• [Exercise goal]
Scan the lines below for the word "with". Copy each line you find it in.

• [Dataset excerpt]
□ □ □ □

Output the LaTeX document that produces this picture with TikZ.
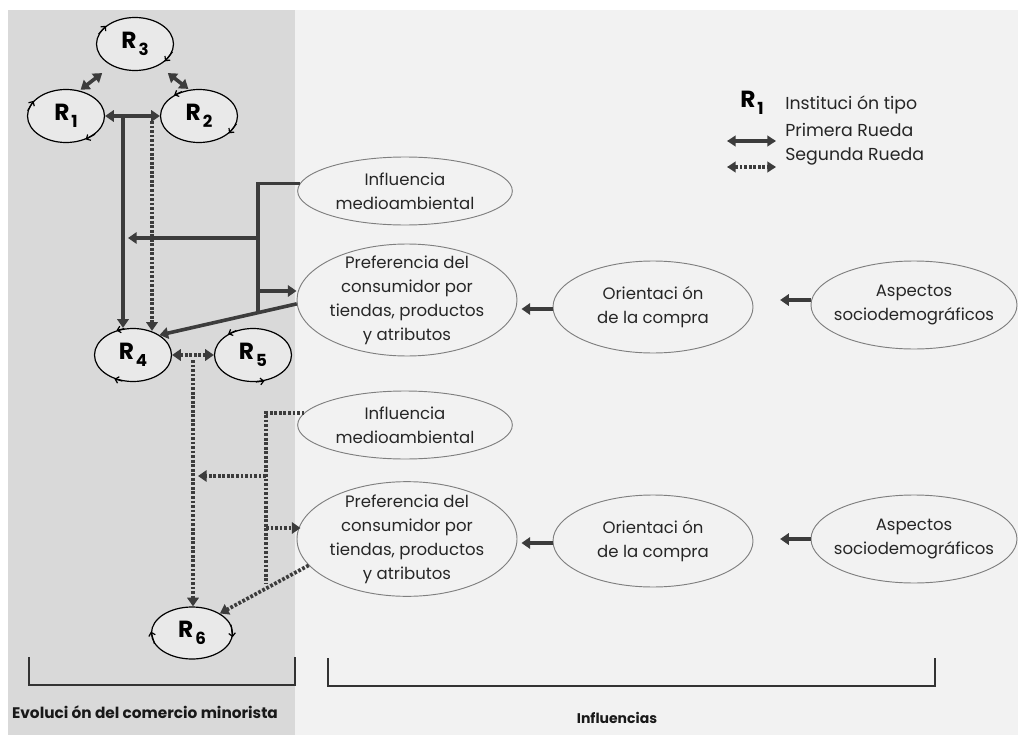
\documentclass[tikz,border=0pt]{standalone}
\usepackage{fontspec}
\setmainfont{Poppins}
\usetikzlibrary{shapes.geometric,arrows.meta,calc}

\definecolor{panelL}{HTML}{D9D9D9}
\definecolor{panelR}{HTML}{F2F2F2}
\definecolor{rfill}{HTML}{E9E9E9}
\definecolor{ink}{HTML}{3C3C3C}
\definecolor{rim}{HTML}{7F7F7F}

% bold R with its index, as used for the institution types
\newcommand\rlab[1]{{\fontsize{17.5}{17.5}\selectfont\bfseries R\kern1.5pt\raisebox{-5pt}{\fontsize{12.5}{12.5}\selectfont\bfseries #1}}}

\begin{document}
\begin{tikzpicture}[x=0.75pt,y=0.75pt,
  rnode/.style={ellipse, draw=black, line width=0.9pt, fill=rfill,
    minimum width=57.75pt, minimum height=39.75pt, inner sep=0pt},
  bignode/.style={ellipse, draw=rim, line width=0.7pt, fill=panelR,
    align=center, inner xsep=-8pt, inner ysep=-9pt, text=black!85,
    font=\fontsize{12.4}{18}\selectfont},
  solidln/.style={draw=ink, line width=2.7pt},
  dotln/.style={draw=ink, line width=2.8pt, dash pattern=on 2.1pt off 1.3pt},
  tip/.style={-{Triangle[width=8.5pt,length=6.5pt]}},
  dtip/.style={{Triangle[width=8.5pt,length=6.5pt]}-{Triangle[width=8.5pt,length=6.5pt]}},
  rotmark/.style={draw=black, line width=0.9pt, -{Straight Barb[length=2.5pt,width=5pt]}},
  bracket/.style={draw=black!80, line width=0.9pt},
  boldlab/.style={font=\fontsize{11.5}{13}\selectfont\bfseries, text=black!90},
  legtxt/.style={anchor=west, font=\fontsize{13}{15}\selectfont, text=black!85, inner sep=0pt}]

\useasboundingbox (0,0) rectangle (1018,-735);
\fill[white] (0,0) rectangle (1018,-735);
\fill[panelL] (8,-10) rectangle (295,-735);
\fill[panelR] (295,-10) rectangle (1018,-735);

% institution types
\node[rnode] (r3) at (135,-44)  {\rlab{3}};
\node[rnode] (r1) at (66,-116)  {\rlab{1}};
\node[rnode] (r2) at (199,-116) {\rlab{2}};
\node[rnode] (r4) at (133,-355) {\rlab{4}};
\node[rnode] (r5) at (253,-355) {\rlab{5}};
\node[rnode, minimum width=60.75pt, minimum height=39pt] (r6) at (192,-633) {\rlab{6}};

% rotation marks on the institution ellipses
\draw[rotmark] (r3.165) -- (r3.148);
\draw[rotmark] (r3.-12) -- (r3.-30);
\draw[rotmark] (r1.172) -- (r1.155);
\draw[rotmark] (r1.-32) -- (r1.-50);
\draw[rotmark] (r2.125) -- (r2.140);
\draw[rotmark] (r2.-12) -- (r2.-30);
\draw[rotmark] (r4.108) -- (r4.124);
\draw[rotmark] (r4.248) -- (r4.232);
\draw[rotmark] (r5.124) -- (r5.140);
\draw[rotmark] (r5.-84) -- (r5.-66);
\draw[rotmark] (r6.196) -- (r6.178);
\draw[rotmark] (r6.12) -- (r6.-6);

% influences, upper group
\node[bignode, minimum width=161pt, minimum height=51pt] (inf1) at (405,-191)
  {Influencia\\medioambiental};
\node[bignode, minimum width=165pt, minimum height=84pt] (pref1) at (407,-300)
  {Preferencia del\\consumidor por\\tiendas, productos\\y atributos};
\node[bignode, minimum width=150pt, minimum height=69pt] (ori1) at (653,-307)
  {Orientaci ón\\de la compra};
\node[bignode, minimum width=154.5pt, minimum height=66pt] (asp1) at (914,-305)
  {Aspectos\\sociodemográficos};

% influences, lower group
\node[bignode, minimum width=161pt, minimum height=51pt] (inf2) at (405,-425)
  {Influencia\\medioambiental};
\node[bignode, minimum width=165pt, minimum height=86pt] (pref2) at (407,-539)
  {Preferencia del\\consumidor por\\tiendas, productos\\y atributos};
\node[bignode, minimum width=150pt, minimum height=69pt] (ori2) at (653,-541)
  {Orientaci ón\\de la compra};
\node[bignode, minimum width=154.5pt, minimum height=66pt] (asp2) at (914,-539)
  {Aspectos\\sociodemográficos};

% links between the first three institutions
\draw[solidln, dtip, shorten <=1pt, shorten >=9pt] (r1.62) -- (r3.223);
\draw[solidln, dtip, shorten <=9pt, shorten >=1pt] (r3.317) -- (r2.110);
\draw[solidln, dtip] (r1.east) -- (r2.west);

% first wheel and second wheel down to R4
\coordinate (j1) at (123,-116);
\coordinate (j2) at (152,-121);
\draw[solidln, tip] (j1) -- (j1 |- r4.north);
\draw[dotln, tip] (j2) -- ($(j2 |- r4.north)+(0,-3)$);

% second wheel from R4 to R5 and R6
\draw[dotln, dtip] (r4.east) -- (r5.west);
\coordinate (j3) at (193,-360);
\draw[dotln, tip] (j3) -- (j3 |- r6.north);

% upper group of influences acting on the first wheel
\coordinate (sb) at (258,-313);
\coordinate (a1) at (128,-238);
\coordinate (p1) at (258,-291);
\draw[solidln] (inf1.176) -- (inf1.176 -| sb) -- (sb);
\draw[solidln, tip] (a1 -| sb) -- (a1);
\draw[solidln, tip] (p1) -- (p1 -| pref1.west);
\draw[solidln, tip] (pref1.182) -- (r4.37);

% lower group of influences acting on the second wheel
\coordinate (db) at (266,-583);
\coordinate (a2) at (198,-476);
\coordinate (p2) at (266,-528);
\draw[dotln] (inf2.173) -- (inf2.173 -| db) -- (db);
\draw[dotln, tip] (a2 -| db) -- (a2);
\draw[dotln, tip] (p2) -- ($(p2 -| pref2.west)+(4,0)$);
\draw[dotln, tip] (pref2.195) -- (r6.35);

% chains of influence
\draw[solidln, tip, shorten >=3pt] (ori1.west |- 0,-309) -- (pref1.east |- 0,-309);
\draw[solidln, tip, shorten >=20pt] (asp1.west |- 0,-300) -- (ori1.east |- 0,-300);
\draw[solidln, tip, shorten >=3pt] (ori2.west |- 0,-543) -- (pref2.east |- 0,-543);
\draw[solidln, tip, shorten >=20pt] (asp2.west |- 0,-539) -- (ori2.east |- 0,-539);

% legend
\node (legr) at (752,-103) {\rlab{1}};
\node[legtxt] (leg1) at (785,-105) {Instituci ón tipo};
\node[legtxt] (leg2) at (785,-130) {Primera Rueda};
\node[legtxt] (leg3) at (785,-156) {Segunda Rueda};
\coordinate (la) at (727,-141);
\coordinate (lb) at (776,-141);
\coordinate (lc) at (727,-167);
\coordinate (ld) at (776,-167);
\draw[solidln, line width=2.4pt, {Triangle[width=8pt,length=6.5pt]}-{Triangle[width=8pt,length=6.5pt]}] (la) -- (lb);
\draw[dotln, line width=2.4pt, {Triangle[width=8pt,length=6.5pt]}-{Triangle[width=8pt,length=6.5pt]}] (lc) -- (ld);

% brackets and captions
\draw[bracket] (29,-657) -- (29,-685) -- (295,-685) -- (295,-657);
\draw[bracket] (328,-658) -- (328,-686) -- (935,-686) -- (935,-658);
\node[boldlab] (evo) at (145,-712) {Evoluci ón del comercio minorista};
\node[boldlab, font=\fontsize{10.5}{13}\selectfont\bfseries] (infl) at (617,-718) {Influencias};

\end{tikzpicture}
\end{document}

□ □ □ □

• [Complete output]
Output the LaTeX document that produces this picture with TikZ.
% bold R with its index, as used for the institution types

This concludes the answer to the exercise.